L’autre fausse idée est la lecture culturaliste de l’origine de la violence y compris du terrorisme. L’arsenalisation ou la militarisation de la culture est porteuse de graves risques. Le concept «culture» est utilisé de manière abusive par les stratèges militaires occidentaux. Le manuel de contre-insurrection (appelé aussi FM 3-24 et utilisé par les forces multinationales en Irak depuis 2006) mentionne le mot «culture» 88 fois et «culturel» 90 fois dans les 282 pages du manuel.
La lutte contre le terrorisme n’a pas commencé hier. C’est l’heure de faire un bilan objectif de ce qui a été fait depuis au moins le 11 septembre 2001. D’énormes erreurs stratégiques ont été commises et aucune leçon n’a été tirée, semble-t-il. Sinon, la seule est de condamner à chaque attentat, bombarder à chaque attentat, et attendre le suivant pour condamner et bombarder.
La Suisse a décidé de revoir ses lois pour les adapter à la menace terroriste. Durcir les sanctions suffit-il à endiguer la menace terroriste ?
L’aspect le plus difficile pourrait être de redéfinir la victoire. Le but de «la reddition complète» inconditionnelle n’a aucun sens dans le contexte du terrorisme. De nombreuses voix affirment que le défi posé par l’extrémisme violent aujourd’hui ne ressemble à rien à ce que l’Occident a dû faire face dans le passé. Si de nouveaux concepts ont vu le jour pour les caractériser afin de tenir compte des nouvelles réalités, c’est aussi (et peut-être principalement) pour justifier de nouvelles méthodes et soutenir l’effort de transformation des institutions et services de la défense. Un groupe de penseurs soutient la méthode forte et appelle en Occident à développer leurs «propres guerriers». Ceux-ci commencent généralement avec un syllogisme qui note que les adversaires sont des barbares. Ils affirment ensuite que l’on doit combattre le feu par le feu (la logique de ceci est tout à fait claire : le feu est mieux combattu avec de l’eau et non pas avec le feu). La conclusion du syllogisme est un appel à un nouveau type de de guerriers occidentaux, capables de combattre les fanatiques selon leurs propres termes. La tension interne de cette position réside dans la nécessité d’utiliser les armes de l’ennemi – lutte sans merci – contre lui pour défendre un ordre libéral. Les corollaires de cette situation sont un mépris pour les libéraux à la maison et une hypothèse arrogante de supériorité morale.

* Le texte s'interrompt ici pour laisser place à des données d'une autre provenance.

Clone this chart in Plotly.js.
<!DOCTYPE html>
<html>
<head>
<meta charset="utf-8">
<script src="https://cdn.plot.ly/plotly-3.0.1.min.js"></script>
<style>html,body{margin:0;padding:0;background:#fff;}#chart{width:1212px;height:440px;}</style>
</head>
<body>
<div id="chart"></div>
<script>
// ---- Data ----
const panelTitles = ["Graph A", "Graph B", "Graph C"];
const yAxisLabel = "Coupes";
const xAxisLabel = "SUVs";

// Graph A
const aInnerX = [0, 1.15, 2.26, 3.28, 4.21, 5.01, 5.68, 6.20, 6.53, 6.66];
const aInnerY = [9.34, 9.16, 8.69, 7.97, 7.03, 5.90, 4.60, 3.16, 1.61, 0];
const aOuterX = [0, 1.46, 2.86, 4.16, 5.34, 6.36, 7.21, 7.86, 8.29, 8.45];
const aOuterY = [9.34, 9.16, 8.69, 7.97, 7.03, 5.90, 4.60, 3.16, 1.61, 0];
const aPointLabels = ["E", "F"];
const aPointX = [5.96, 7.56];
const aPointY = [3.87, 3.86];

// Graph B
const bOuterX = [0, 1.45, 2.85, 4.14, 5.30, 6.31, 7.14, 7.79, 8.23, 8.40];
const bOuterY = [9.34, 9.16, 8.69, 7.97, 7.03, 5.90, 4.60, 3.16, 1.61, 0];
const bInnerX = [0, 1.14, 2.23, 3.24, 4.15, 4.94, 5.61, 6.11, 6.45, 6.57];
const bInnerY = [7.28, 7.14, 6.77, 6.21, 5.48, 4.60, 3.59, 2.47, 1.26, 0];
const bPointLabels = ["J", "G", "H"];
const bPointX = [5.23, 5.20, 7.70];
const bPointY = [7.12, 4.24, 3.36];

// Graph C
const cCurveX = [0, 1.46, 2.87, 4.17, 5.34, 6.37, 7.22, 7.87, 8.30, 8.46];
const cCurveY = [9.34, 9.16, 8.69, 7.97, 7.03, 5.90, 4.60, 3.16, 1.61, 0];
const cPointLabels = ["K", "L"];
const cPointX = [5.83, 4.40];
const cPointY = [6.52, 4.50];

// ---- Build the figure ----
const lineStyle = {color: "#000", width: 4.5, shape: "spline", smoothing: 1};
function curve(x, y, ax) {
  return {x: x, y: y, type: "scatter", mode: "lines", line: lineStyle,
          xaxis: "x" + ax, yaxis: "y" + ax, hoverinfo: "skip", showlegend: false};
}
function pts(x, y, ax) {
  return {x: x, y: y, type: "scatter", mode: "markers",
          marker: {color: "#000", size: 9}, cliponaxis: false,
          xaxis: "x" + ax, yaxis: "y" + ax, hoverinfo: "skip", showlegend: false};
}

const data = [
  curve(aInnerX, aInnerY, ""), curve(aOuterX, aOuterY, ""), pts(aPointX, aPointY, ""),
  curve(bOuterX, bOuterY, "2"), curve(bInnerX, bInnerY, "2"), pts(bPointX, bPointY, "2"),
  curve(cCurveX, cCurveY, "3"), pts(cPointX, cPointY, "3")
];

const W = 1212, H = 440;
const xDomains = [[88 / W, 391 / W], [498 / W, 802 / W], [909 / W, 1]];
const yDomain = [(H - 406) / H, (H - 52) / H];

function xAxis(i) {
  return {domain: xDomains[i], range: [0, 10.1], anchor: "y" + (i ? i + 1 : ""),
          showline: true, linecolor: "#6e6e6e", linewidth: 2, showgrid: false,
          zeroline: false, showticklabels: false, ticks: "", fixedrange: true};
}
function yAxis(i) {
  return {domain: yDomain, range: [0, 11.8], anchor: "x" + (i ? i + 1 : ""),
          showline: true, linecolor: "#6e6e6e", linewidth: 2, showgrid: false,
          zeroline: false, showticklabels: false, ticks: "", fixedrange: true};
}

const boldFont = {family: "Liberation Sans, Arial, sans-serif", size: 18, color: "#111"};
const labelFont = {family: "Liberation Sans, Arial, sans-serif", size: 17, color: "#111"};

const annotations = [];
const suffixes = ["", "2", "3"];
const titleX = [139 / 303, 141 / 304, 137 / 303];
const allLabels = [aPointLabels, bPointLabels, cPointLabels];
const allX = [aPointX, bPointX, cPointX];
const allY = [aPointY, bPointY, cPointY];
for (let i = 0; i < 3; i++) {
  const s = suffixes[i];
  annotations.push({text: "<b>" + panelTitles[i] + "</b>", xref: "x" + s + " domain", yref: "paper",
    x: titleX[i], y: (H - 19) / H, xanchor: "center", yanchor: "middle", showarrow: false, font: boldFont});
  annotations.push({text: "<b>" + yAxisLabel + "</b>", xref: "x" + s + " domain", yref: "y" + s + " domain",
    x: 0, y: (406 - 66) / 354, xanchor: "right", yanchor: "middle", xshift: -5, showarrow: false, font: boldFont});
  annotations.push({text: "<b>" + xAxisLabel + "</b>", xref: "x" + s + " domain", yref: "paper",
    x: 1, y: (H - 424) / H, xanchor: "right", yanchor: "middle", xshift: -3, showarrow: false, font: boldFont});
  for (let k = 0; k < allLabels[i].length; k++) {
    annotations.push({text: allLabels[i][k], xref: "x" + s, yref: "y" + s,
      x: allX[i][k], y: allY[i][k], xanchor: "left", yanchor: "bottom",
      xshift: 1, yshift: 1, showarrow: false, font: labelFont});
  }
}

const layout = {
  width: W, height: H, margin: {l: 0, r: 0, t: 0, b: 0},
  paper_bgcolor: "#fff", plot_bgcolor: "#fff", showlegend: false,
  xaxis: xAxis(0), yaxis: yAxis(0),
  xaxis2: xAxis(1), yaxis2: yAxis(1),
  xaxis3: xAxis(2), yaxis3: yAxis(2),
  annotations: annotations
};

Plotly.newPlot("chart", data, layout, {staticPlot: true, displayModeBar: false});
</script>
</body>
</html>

Cela pose des problèmes de taille pour les sociétés occidentales. La lutte contre le terrorisme nécessite que le but et la pratique des forces de sécurité et militaires soient régis par les valeurs libérales et démocratiques. L’intégration de la lutte antiterroriste avec la société civile rend l’application des valeurs libérales difficile. Il y a des raisons structurelles qui entravent la stratégie occidentale. Gil Merom explique que «ce qui entraîne l’échec des démocraties dans les « petites guerres » est l’interaction de la sensibilité aux victimes, la répugnance pour le comportement militaire brutal et l’engagement à la vie démocratique». «Plus précisément, les démocraties échouent dans les petites guerres parce qu’elles sont incapables de résoudre trois dilemmes liés : « comment concilier les valeurs humanitaires d’une partie de la classe instruite avec les exigences brutales de la guerre contre-insurrectionnelle […] comment trouver un compromis intérieur acceptable entre la brutalité et le sacrifice [et] comment préserver le soutien à la guerre sans porter atteinte à l’ordre démocratique »». Ce sont ces tensions qui fournissent la substance d’un débat interne à propos de l’utilité et la légitimité des mesures coercitives.

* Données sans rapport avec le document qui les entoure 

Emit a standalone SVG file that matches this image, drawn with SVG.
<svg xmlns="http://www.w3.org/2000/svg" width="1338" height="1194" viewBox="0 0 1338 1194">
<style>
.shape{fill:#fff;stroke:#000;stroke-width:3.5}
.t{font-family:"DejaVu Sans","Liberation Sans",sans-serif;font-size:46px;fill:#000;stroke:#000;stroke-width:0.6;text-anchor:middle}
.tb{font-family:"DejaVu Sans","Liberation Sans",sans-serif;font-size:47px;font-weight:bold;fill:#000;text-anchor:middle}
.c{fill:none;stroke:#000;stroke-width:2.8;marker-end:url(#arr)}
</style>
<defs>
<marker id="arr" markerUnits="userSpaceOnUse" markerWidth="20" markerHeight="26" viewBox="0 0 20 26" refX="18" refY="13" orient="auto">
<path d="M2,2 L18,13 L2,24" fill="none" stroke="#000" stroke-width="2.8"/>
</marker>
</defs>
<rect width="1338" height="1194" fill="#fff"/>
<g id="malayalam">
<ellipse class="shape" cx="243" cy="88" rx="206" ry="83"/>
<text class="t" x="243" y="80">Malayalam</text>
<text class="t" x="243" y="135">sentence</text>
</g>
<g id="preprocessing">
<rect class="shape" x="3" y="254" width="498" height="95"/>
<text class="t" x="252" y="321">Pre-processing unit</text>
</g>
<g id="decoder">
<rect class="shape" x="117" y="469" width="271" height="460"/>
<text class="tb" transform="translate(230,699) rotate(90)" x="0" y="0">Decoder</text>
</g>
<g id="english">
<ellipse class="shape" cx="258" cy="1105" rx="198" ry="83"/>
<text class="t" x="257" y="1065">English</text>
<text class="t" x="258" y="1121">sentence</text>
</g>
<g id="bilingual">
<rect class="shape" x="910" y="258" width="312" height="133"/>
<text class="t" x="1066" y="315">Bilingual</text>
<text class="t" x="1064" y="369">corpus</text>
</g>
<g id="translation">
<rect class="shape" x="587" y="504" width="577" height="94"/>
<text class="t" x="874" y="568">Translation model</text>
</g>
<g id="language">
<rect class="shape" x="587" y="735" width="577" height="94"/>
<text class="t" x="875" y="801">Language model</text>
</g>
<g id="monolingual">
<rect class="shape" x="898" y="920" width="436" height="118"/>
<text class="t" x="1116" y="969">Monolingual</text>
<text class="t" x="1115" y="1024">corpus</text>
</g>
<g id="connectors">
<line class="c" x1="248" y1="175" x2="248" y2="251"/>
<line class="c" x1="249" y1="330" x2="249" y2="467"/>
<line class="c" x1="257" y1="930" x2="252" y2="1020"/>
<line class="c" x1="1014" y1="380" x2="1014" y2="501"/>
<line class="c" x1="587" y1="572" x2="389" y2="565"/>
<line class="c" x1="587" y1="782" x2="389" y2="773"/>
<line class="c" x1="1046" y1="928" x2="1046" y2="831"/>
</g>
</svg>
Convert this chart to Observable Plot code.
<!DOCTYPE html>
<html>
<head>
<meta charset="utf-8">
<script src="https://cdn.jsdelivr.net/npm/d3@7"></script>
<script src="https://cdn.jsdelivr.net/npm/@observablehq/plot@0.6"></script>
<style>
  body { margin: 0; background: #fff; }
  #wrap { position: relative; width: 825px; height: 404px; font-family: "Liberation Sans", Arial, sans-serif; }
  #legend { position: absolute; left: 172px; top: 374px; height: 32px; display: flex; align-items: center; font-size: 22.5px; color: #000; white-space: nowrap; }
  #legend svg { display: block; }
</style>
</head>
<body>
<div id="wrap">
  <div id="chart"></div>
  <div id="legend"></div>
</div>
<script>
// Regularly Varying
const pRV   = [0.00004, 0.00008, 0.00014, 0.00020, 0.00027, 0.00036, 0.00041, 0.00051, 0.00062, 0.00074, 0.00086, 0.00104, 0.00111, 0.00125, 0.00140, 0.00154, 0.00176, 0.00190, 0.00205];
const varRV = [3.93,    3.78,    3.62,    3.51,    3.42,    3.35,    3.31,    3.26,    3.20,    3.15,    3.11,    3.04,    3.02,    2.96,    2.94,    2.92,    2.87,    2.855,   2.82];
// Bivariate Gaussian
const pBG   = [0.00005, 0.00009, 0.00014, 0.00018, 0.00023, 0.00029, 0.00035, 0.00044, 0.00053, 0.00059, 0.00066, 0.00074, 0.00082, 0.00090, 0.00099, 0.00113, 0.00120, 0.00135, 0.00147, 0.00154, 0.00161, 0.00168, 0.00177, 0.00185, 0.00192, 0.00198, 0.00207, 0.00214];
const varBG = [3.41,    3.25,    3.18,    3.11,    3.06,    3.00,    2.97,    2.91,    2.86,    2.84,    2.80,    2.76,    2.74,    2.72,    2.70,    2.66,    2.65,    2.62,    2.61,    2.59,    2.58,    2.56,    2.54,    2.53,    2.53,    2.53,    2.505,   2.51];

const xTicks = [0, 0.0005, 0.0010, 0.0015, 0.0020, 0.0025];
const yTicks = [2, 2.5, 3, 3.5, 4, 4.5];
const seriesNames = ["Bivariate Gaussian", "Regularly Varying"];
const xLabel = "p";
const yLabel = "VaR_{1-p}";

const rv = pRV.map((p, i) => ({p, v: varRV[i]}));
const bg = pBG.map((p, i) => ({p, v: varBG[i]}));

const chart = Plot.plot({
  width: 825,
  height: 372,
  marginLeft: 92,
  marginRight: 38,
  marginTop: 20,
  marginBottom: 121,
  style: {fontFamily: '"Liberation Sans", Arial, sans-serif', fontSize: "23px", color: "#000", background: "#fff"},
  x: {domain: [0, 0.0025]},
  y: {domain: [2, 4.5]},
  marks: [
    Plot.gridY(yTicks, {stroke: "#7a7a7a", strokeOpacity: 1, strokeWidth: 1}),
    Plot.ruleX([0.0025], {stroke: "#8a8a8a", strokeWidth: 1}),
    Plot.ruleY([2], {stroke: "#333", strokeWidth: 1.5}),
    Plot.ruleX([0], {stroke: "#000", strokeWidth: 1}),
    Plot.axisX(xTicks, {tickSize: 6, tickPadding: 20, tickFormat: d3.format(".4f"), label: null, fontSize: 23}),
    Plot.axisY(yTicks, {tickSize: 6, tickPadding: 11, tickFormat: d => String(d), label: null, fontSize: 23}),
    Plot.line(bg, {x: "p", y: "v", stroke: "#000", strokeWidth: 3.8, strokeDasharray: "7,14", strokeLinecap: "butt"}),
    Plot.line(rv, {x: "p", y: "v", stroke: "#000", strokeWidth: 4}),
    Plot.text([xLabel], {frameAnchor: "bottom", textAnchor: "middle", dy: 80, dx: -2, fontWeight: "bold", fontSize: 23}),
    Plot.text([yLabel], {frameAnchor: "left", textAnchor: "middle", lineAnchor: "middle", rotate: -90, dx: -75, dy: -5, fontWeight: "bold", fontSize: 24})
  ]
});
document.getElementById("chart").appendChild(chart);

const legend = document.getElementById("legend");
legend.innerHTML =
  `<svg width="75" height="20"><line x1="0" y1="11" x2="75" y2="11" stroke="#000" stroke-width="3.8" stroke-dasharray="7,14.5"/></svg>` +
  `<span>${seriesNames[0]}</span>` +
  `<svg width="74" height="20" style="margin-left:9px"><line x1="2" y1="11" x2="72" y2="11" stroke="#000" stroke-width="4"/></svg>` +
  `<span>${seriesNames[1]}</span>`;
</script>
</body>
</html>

Le terrorisme islamiste a longtemps été considéré comme un «ennemi utile» par les puissances occidentales. L’est-il toujours malgré les attentats qui ont secoué plusieurs villes européennes ou y a-t-il eu «rupture de contrat» entre les services secrets occidentaux et Daech ?

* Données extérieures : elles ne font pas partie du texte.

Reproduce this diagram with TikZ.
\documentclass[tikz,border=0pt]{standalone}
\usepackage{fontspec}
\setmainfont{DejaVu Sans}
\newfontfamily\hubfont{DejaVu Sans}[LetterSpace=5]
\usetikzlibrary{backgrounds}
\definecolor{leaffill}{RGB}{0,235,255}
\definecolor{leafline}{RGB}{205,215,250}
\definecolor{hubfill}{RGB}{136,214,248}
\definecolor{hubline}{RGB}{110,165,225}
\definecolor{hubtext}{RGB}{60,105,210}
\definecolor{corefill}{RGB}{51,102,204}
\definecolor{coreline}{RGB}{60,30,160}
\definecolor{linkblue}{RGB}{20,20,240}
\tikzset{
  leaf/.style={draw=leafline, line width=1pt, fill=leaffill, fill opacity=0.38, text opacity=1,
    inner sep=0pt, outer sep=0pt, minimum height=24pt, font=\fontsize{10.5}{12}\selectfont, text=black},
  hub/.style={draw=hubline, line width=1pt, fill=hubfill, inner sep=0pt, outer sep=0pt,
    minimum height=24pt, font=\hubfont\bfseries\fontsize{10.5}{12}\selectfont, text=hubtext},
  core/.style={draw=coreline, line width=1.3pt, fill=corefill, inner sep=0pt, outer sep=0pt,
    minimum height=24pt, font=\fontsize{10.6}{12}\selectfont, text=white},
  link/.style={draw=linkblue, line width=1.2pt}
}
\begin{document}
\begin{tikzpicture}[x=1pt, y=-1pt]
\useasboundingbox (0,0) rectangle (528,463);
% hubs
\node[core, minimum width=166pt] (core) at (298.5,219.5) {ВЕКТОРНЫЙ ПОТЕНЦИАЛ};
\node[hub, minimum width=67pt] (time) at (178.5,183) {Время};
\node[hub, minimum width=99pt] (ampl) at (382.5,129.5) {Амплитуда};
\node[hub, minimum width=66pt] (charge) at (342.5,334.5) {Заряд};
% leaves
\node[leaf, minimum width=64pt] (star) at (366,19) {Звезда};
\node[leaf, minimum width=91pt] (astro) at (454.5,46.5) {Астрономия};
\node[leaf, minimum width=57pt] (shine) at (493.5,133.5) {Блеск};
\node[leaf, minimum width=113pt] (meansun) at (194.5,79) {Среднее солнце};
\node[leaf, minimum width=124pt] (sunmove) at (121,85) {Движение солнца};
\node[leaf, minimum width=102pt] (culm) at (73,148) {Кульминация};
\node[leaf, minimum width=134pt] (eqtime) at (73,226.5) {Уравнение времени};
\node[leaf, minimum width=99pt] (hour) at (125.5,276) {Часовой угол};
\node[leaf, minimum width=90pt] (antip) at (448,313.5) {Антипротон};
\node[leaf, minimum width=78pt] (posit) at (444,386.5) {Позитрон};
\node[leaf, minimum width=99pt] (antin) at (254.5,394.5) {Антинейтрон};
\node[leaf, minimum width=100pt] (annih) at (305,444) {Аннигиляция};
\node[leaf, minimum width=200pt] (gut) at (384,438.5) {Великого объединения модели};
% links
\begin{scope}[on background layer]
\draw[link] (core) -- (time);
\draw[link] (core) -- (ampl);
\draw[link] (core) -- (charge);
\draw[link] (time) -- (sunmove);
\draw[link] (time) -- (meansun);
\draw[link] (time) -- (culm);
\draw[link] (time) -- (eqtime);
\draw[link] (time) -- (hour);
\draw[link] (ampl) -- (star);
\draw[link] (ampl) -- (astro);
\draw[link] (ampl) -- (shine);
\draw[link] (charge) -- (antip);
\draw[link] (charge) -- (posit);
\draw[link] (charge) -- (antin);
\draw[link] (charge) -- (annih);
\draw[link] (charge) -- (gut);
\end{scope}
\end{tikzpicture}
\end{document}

Tout le monde veut aller au paradis, mais personne ne veut mourir. Ainsi peut être résumée la lutte antiterroriste actuelle. L’objectif de combattre Al-Qaïda, Daech et les groupes associés est sur toutes les lèvres, mais personne ne fait les concessions nécessaires pour atteindre cet objectif. Le grand absent dans cette lutte est l’ONU. Une approche dans le cadre des Nations unies aurait pu réaliser le consensus nécessaire. Il suffit de constater que les interventions en Irak, en Syrie, en Afrique, etc. sont réalisées en dehors des Nations unies. Le système international est profondément anarchique. Les fins justifient les moyens. Le reste est une question de coûts et d’opportunités.